%%

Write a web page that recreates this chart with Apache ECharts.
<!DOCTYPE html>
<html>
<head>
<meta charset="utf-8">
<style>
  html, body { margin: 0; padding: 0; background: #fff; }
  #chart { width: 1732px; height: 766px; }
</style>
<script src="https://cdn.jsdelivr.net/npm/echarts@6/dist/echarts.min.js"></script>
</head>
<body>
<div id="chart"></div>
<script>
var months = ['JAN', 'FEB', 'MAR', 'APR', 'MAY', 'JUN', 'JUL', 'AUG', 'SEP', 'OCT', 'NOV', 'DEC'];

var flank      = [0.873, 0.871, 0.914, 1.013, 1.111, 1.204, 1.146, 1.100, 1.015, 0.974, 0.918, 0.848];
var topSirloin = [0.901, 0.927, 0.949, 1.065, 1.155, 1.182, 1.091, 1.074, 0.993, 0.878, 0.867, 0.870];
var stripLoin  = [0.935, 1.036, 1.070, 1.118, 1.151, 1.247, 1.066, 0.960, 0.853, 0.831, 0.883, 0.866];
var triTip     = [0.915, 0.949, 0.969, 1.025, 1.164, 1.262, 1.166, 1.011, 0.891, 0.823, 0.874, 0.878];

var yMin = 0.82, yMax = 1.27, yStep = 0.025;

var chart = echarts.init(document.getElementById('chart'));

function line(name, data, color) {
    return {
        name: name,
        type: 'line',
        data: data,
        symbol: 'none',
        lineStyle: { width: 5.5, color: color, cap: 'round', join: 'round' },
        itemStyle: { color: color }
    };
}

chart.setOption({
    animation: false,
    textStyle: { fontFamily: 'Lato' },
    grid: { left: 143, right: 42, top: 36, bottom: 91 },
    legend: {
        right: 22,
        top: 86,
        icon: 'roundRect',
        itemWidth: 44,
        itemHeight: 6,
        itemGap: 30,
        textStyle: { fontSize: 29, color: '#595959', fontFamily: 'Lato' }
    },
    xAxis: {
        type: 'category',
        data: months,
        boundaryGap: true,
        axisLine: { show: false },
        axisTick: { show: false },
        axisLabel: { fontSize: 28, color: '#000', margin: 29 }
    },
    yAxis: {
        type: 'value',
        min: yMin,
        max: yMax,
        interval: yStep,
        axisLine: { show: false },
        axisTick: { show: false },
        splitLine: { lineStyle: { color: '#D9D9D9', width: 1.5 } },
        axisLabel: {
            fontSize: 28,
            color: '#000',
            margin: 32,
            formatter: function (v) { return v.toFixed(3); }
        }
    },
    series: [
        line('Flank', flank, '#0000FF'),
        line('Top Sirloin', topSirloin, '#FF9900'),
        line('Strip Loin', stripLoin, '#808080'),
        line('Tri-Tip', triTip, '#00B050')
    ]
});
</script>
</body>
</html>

%%

Exercise requirements:
Quote each line above in full, word for word.

Complete response:
Write a web page that recreates this chart with Apache ECharts.
<!DOCTYPE html>
<html>
<head>
<meta charset="utf-8">
<style>
  html, body { margin: 0; padding: 0; background: #fff; }
  #chart { width: 1732px; height: 766px; }
</style>
<script src="https://cdn.jsdelivr.net/npm/echarts@6/dist/echarts.min.js"></script>
</head>
<body>
<div id="chart"></div>
<script>
var months = ['JAN', 'FEB', 'MAR', 'APR', 'MAY', 'JUN', 'JUL', 'AUG', 'SEP', 'OCT', 'NOV', 'DEC'];

var flank      = [0.873, 0.871, 0.914, 1.013, 1.111, 1.204, 1.146, 1.100, 1.015, 0.974, 0.918, 0.848];
var topSirloin = [0.901, 0.927, 0.949, 1.065, 1.155, 1.182, 1.091, 1.074, 0.993, 0.878, 0.867, 0.870];
var stripLoin  = [0.935, 1.036, 1.070, 1.118, 1.151, 1.247, 1.066, 0.960, 0.853, 0.831, 0.883, 0.866];
var triTip     = [0.915, 0.949, 0.969, 1.025, 1.164, 1.262, 1.166, 1.011, 0.891, 0.823, 0.874, 0.878];

var yMin = 0.82, yMax = 1.27, yStep = 0.025;

var chart = echarts.init(document.getElementById('chart'));

function line(name, data, color) {
    return {
        name: name,
        type: 'line',
        data: data,
        symbol: 'none',
        lineStyle: { width: 5.5, color: color, cap: 'round', join: 'round' },
        itemStyle: { color: color }
    };
}

chart.setOption({
    animation: false,
    textStyle: { fontFamily: 'Lato' },
    grid: { left: 143, right: 42, top: 36, bottom: 91 },
    legend: {
        right: 22,
        top: 86,
        icon: 'roundRect',
        itemWidth: 44,
        itemHeight: 6,
        itemGap: 30,
        textStyle: { fontSize: 29, color: '#595959', fontFamily: 'Lato' }
    },
    xAxis: {
        type: 'category',
        data: months,
        boundaryGap: true,
        axisLine: { show: false },
        axisTick: { show: false },
        axisLabel: { fontSize: 28, color: '#000', margin: 29 }
    },
    yAxis: {
        type: 'value',
        min: yMin,
        max: yMax,
        interval: yStep,
        axisLine: { show: false },
        axisTick: { show: false },
        splitLine: { lineStyle: { color: '#D9D9D9', width: 1.5 } },
        axisLabel: {
            fontSize: 28,
            color: '#000',
            margin: 32,
            formatter: function (v) { return v.toFixed(3); }
        }
    },
    series: [
        line('Flank', flank, '#0000FF'),
        line('Top Sirloin', topSirloin, '#FF9900'),
        line('Strip Loin', stripLoin, '#808080'),
        line('Tri-Tip', triTip, '#00B050')
    ]
});
</script>
</body>
</html>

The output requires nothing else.